Attori troppo belli sono gli unici eroi (Ode al FMV)

Ode al FMV Editoriale 01

Febbraio. Dopo due mesi dedicati a shooter e frenesia da parkour, ho voglia di storie, ma soprattutto di facce e personaggi. Nei negozi digitali, tuttavia, non scorgo alcun gioco “moderno” che possa girare sull’obsoleto computer di casa. Non c’è da stupirsi, dunque, che la nostalgia vestita di FMV venga a farmi visita, valevole succedaneo di performance recitative virtuali che, già ai tempi del Source, hanno saputo affascinarmi, perché negli occhi di Jeanette (ho detto gli occhi!) – gemelli diversi pitturati da baluginante insania – ho saputo cogliere la scintilla della vita, o della non vita, in questo caso.

In una rincorsa sempre più frenetica che mira a produrre il cine-videogioco definitivo, trovo che le performance di PG e PNG siano talvolta straordinarie, con Pagan Min e Vaas Montenegro che quasi si avvicinano ad una prova “da Oscar”; diverso è il discorso se guardo al comandante Shepard. In ogni caso, i personaggi virtuali nascono spesso dal contributo di attori in carne ed ossa più o meno celebri, e così l’imperatore Uriel VII sfoggia le sembianze di Patrick Stewart, Miranda Lawson è Yvonne Strahovski (non solo per via dei denti, ma anche perché ne ricalca esattamente la mimica facciale), mentre Elizabeth di Burial at Sea (DLC di BioShock Infinite) è Ella Raines, radiosa attrice di vecchie pellicole noir, con espressioni e fogge prese in prestito da sbiaditi fotogrammi in bianco e nero.

Ode al FMV Editoriale 02

Il FMV colmava intermezzi, si occupava della narrazione e donava un volto ai nostri avatar

Detto questo, anche a costo di suonare contraddittorio, non apprezzo l’utilizzo del motion capture quando mira al fotorealismo assoluto (come in Beyond: Due Anime, per esempio): credo che nella trasposizione da carne a digitale, inevitabilmente, venga smarrito qualcosa di ineffabile, un po’ come quando lo scienziato pazzo dei film di fantascienza trasferisce il proprio ego nell’androide o computer di turno. In questi casi, non sarebbe più opportuno usare direttamente le performance filmate degli attori? Per tenermi compagnia – e, incidentalmente, esaltare un genere – evoco dunque dalla caligine del passato Tex Murphy, protagonista del “recente” Tesla Effect che, come un buon vecchio B-movie, mi riporta indietro di anni, all’epoca in cui il Full Motion Video – quasi a voler scusare una grafica “povera” e “rozza” – colmava intermezzi, si occupava della narrazione e, soprattutto, donava un volto ai nostri avatar. Rimembro qui l’ottimo Zork Nemesis e l’avvincente Black Dahlia, l’intramontabile Gabriel Knight II: the Beast Within e il superbo Myst IV: Revelation, il già citato ed esilarante Tex Murphy, il tamarrissimo Star Wars Jedi Knight: Dark Forces II e, infine, la cinematica d’apertura del vetusto Daggerfall.
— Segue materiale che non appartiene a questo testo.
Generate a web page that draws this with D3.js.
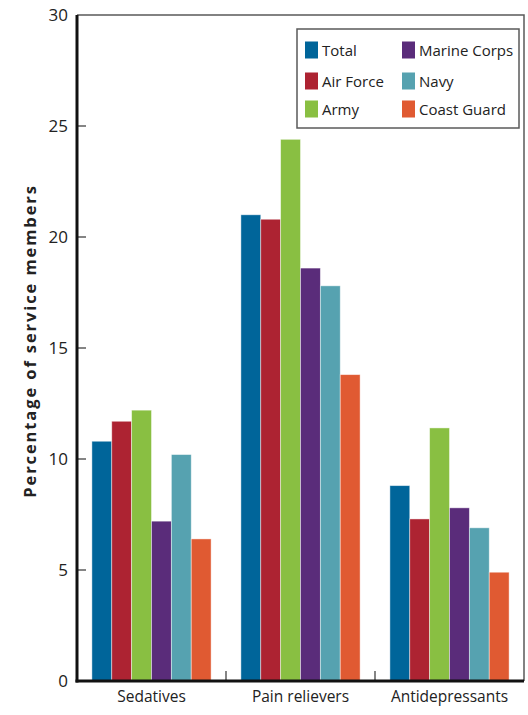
<!DOCTYPE html>
<html>
<head>
<meta charset="utf-8">
<script src="https://cdn.jsdelivr.net/npm/d3@7"></script>
<style>
  html, body { margin: 0; padding: 0; background: #fff; }
  svg { display: block; font-family: "Open Sans", "DejaVu Sans", sans-serif; }
</style>
</head>
<body>
<svg id="chart" width="528" height="715"></svg>
<script>
// Prescription drug misuse by branch of service (percent of service members)
const categories = ["Sedatives", "Pain relievers", "Antidepressants"];
const branches = ["Total", "Air Force", "Army", "Marine Corps", "Navy", "Coast Guard"];
const colors = ["#00659a", "#ad2332", "#89bf42", "#5a2c7a", "#56a2b0", "#e05a32"];

const total       = [10.8, 21.0, 8.8];
const airForce    = [11.7, 20.8, 7.3];
const army        = [12.2, 24.4, 11.4];
const marineCorps = [7.2, 18.6, 7.8];
const navy        = [10.2, 17.8, 6.9];
const coastGuard  = [6.4, 13.8, 4.9];

const yTicks = [0, 5, 10, 15, 20, 25, 30];

const series = [total, airForce, army, marineCorps, navy, coastGuard];

const svg = d3.select("#chart");
const plotLeft = 77, plotRight = 524, plotTop = 15, plotBottom = 681;

const x0 = d3.scaleBand().domain(categories).range([plotLeft, plotRight])
  .paddingInner(0.2).paddingOuter(0.1);
const x1 = d3.scaleBand().domain(branches).range([0, x0.bandwidth()]);
const y = d3.scaleLinear().domain([0, 30]).range([plotBottom, plotTop]);

// Frame on top and right
svg.append("path")
  .attr("d", `M${plotLeft},${plotTop}H${plotRight}V${plotBottom}`)
  .attr("fill", "none").attr("stroke", "#5a5a5a").attr("stroke-width", 1.5);

// Bars
const groups = svg.append("g").selectAll("g")
  .data(categories).join("g")
  .attr("transform", d => `translate(${x0(d)},0)`);

groups.selectAll("rect")
  .data((c, ci) => branches.map((b, bi) => ({ b, bi, v: series[bi][ci] })))
  .join("rect")
  .attr("x", d => x1(d.b))
  .attr("y", d => y(d.v))
  .attr("width", x1.bandwidth())
  .attr("height", d => y(0) - y(d.v))
  .attr("fill", d => colors[d.bi])
  .attr("stroke", "rgba(255,255,255,0.55)")
  .attr("stroke-width", 0.8);

// Y axis
const yAxis = d3.axisLeft(y).tickValues(yTicks).tickSize(0).tickPadding(9);
const gy = svg.append("g").attr("transform", `translate(${plotLeft},0)`).call(yAxis);
gy.select(".domain").remove();
gy.selectAll("text").attr("font-size", 17).attr("fill", "#222")
  .attr("font-family", "'Open Sans', sans-serif");
svg.append("g").selectAll("line")
  .data(yTicks.slice(1, -1)).join("line")
  .attr("x1", plotLeft).attr("x2", plotLeft + 9)
  .attr("y1", d => y(d)).attr("y2", d => y(d))
  .attr("stroke", "#333").attr("stroke-width", 1.2);

// Group separators on the x axis
const seps = categories.slice(1).map(c => x0(c) - x0.step() * x0.paddingInner() / 2);
svg.append("g").selectAll("line")
  .data(seps).join("line")
  .attr("x1", d => d).attr("x2", d => d)
  .attr("y1", plotBottom).attr("y2", plotBottom - 10)
  .attr("stroke", "#333").attr("stroke-width", 1.2);

// Axis lines
svg.append("line").attr("x1", plotLeft).attr("x2", plotLeft)
  .attr("y1", plotTop).attr("y2", plotBottom + 1.5)
  .attr("stroke", "#111").attr("stroke-width", 3);
svg.append("line").attr("x1", plotLeft - 1.5).attr("x2", plotRight)
  .attr("y1", plotBottom).attr("y2", plotBottom)
  .attr("stroke", "#111").attr("stroke-width", 3);

// Category labels
const xAxis = d3.axisBottom(x0).tickSize(0).tickPadding(10);
const gx = svg.append("g").attr("transform", `translate(0,${plotBottom})`).call(xAxis);
gx.select(".domain").remove();
gx.selectAll("text").attr("font-size", 15.5).attr("fill", "#222")
  .attr("font-family", "'Open Sans', sans-serif");

// Y axis title
svg.append("text")
  .attr("transform", `translate(36,${(177 + 505) / 2}) rotate(-90)`)
  .attr("text-anchor", "middle")
  .attr("font-size", 16.5).attr("font-weight", "bold").attr("fill", "#222")
  .attr("letter-spacing", 1.9)
  .text("Percentage of service members");

// Legend
const lg = svg.append("g");
lg.append("rect").attr("x", 297).attr("y", 29).attr("width", 222).attr("height", 99)
  .attr("fill", "#fff").attr("stroke", "#5a5a5a").attr("stroke-width", 1.5);
const items = lg.selectAll("g").data(branches).join("g")
  .attr("transform", (d, i) => `translate(${i < 3 ? 305 : 402},${[50, 81, 109][i % 3]})`);
items.append("rect").attr("x", 0).attr("y", -8.5).attr("width", 13).attr("height", 17)
  .attr("fill", (d, i) => colors[i]);
items.append("text").attr("x", 17).attr("y", 6)
  .attr("font-size", 15).attr("fill", "#222")
  .text(d => d);
</script>
</body>
</html>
Probabilmente è solo nostalgia, ma trovo che nessun poligono, per quanto liscissimo, possa rendere giustizia alle belle forme femminili (o maschili, a seconda dei gusti); che il taglio registico sia valorizzato solo dalla presenza di corpi fisici; che la rodente rabbia, l’estatica esaltazione, il folle fanatismo, l’irruente innamoramento e la seducente sensualità possano essere efficacemente rappresentati solamente da attori in carne ed ossa, che impugnano oggetti di scena “veri” e tangibili. E per quinta uno smeraldino schermo verde. Tutto questo nonostante le performance non siano sempre da Oscar, nondimeno mai artificiali, perché adoro quel ricchissimo effetto “cheap”.